• **Given task**
Only the number is needed: how many lines contain the word "this"?

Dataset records
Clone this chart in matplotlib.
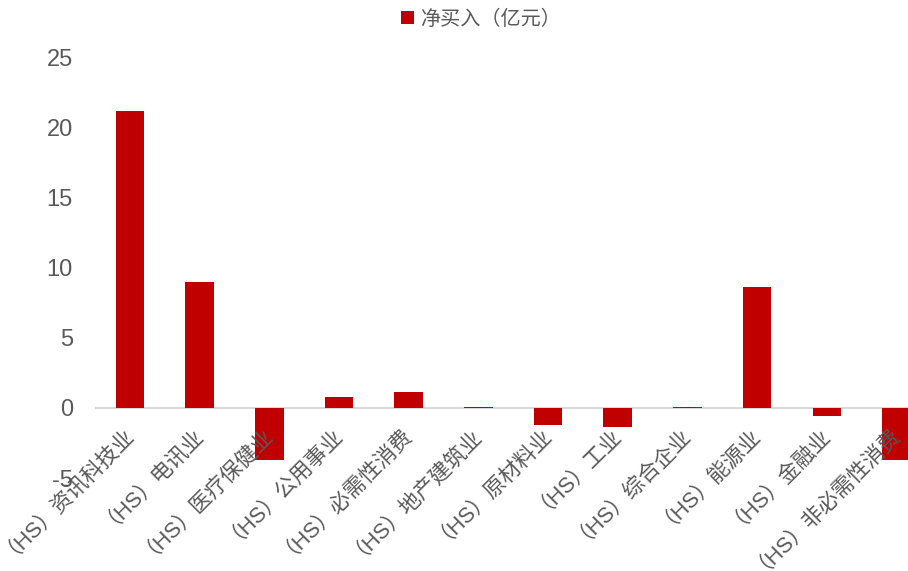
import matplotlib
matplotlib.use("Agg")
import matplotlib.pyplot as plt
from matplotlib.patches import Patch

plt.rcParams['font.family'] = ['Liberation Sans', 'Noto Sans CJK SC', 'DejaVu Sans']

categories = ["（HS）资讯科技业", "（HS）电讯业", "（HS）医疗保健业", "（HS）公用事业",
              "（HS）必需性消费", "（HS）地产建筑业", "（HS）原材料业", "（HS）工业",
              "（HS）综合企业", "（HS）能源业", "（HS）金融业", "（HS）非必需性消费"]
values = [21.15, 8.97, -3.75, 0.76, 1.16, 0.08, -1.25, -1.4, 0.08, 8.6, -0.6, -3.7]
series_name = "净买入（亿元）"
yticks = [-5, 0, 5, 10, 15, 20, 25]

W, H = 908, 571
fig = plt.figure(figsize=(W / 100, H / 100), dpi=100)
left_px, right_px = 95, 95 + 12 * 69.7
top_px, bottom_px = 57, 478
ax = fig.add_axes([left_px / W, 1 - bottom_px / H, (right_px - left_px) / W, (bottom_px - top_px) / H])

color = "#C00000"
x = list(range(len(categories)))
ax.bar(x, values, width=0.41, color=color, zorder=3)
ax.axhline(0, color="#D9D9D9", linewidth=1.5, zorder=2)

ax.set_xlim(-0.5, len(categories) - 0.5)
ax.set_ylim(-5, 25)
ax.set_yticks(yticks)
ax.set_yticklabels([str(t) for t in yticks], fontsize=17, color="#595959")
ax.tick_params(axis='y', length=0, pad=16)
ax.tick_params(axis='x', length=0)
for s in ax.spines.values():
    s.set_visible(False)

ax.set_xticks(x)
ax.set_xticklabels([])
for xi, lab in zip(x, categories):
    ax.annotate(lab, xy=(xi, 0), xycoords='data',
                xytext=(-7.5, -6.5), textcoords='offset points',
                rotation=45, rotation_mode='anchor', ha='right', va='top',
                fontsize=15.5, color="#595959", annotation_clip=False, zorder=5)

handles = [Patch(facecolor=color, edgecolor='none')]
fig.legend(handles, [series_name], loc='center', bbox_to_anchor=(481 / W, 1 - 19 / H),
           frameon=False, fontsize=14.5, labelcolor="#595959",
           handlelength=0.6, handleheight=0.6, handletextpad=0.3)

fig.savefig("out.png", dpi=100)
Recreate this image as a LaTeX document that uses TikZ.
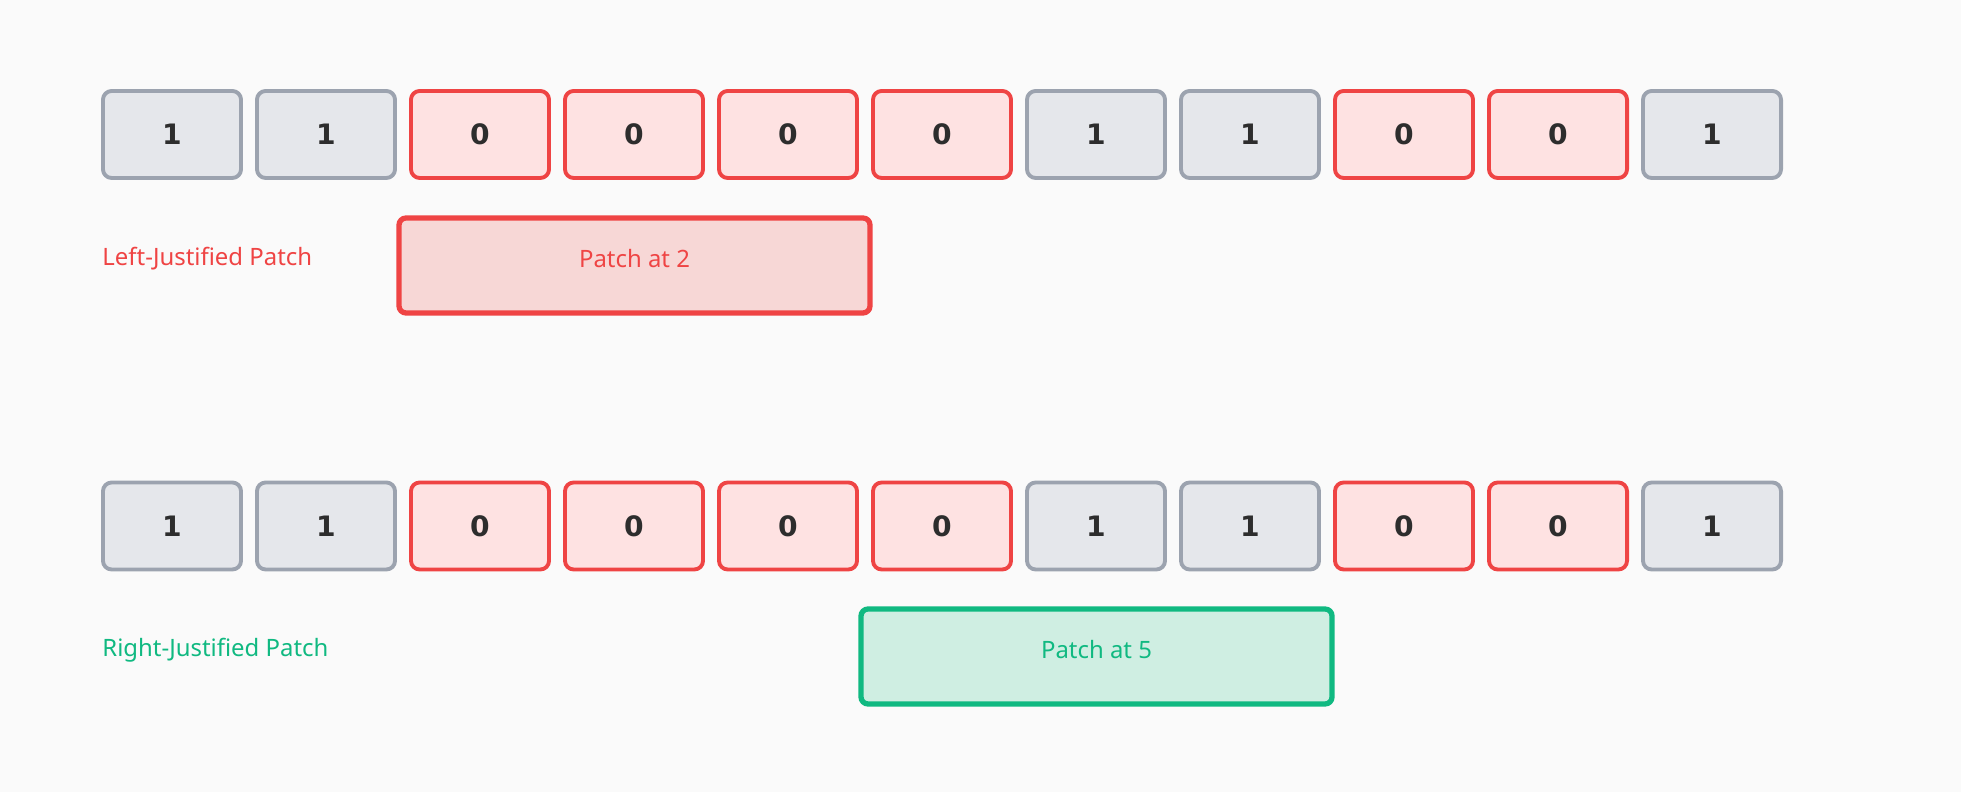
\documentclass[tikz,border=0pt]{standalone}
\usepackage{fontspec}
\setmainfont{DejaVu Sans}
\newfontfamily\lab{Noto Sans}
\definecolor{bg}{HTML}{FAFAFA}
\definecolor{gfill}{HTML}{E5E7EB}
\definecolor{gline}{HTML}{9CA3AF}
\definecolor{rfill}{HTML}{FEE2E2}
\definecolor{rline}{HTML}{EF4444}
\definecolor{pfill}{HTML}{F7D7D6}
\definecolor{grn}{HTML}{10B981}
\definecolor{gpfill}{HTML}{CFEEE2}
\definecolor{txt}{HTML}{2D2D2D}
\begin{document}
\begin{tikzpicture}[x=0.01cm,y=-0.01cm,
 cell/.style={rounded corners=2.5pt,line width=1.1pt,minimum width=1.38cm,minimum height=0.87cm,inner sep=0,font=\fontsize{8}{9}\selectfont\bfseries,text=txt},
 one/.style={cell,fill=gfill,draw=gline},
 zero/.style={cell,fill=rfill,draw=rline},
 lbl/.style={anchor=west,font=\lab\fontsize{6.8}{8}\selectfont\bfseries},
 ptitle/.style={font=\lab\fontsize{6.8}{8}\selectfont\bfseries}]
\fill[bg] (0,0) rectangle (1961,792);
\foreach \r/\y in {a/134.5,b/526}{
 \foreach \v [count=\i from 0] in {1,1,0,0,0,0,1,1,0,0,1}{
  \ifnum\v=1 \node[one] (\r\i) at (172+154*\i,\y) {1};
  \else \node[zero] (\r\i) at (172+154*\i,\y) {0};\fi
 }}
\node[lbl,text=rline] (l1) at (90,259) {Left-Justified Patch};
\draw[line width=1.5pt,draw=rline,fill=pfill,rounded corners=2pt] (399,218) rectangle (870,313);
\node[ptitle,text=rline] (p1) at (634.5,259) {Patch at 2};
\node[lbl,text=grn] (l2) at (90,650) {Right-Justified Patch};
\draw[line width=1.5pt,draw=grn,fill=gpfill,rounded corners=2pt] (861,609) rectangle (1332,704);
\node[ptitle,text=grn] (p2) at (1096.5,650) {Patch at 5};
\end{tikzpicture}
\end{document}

• **Expected answer**
2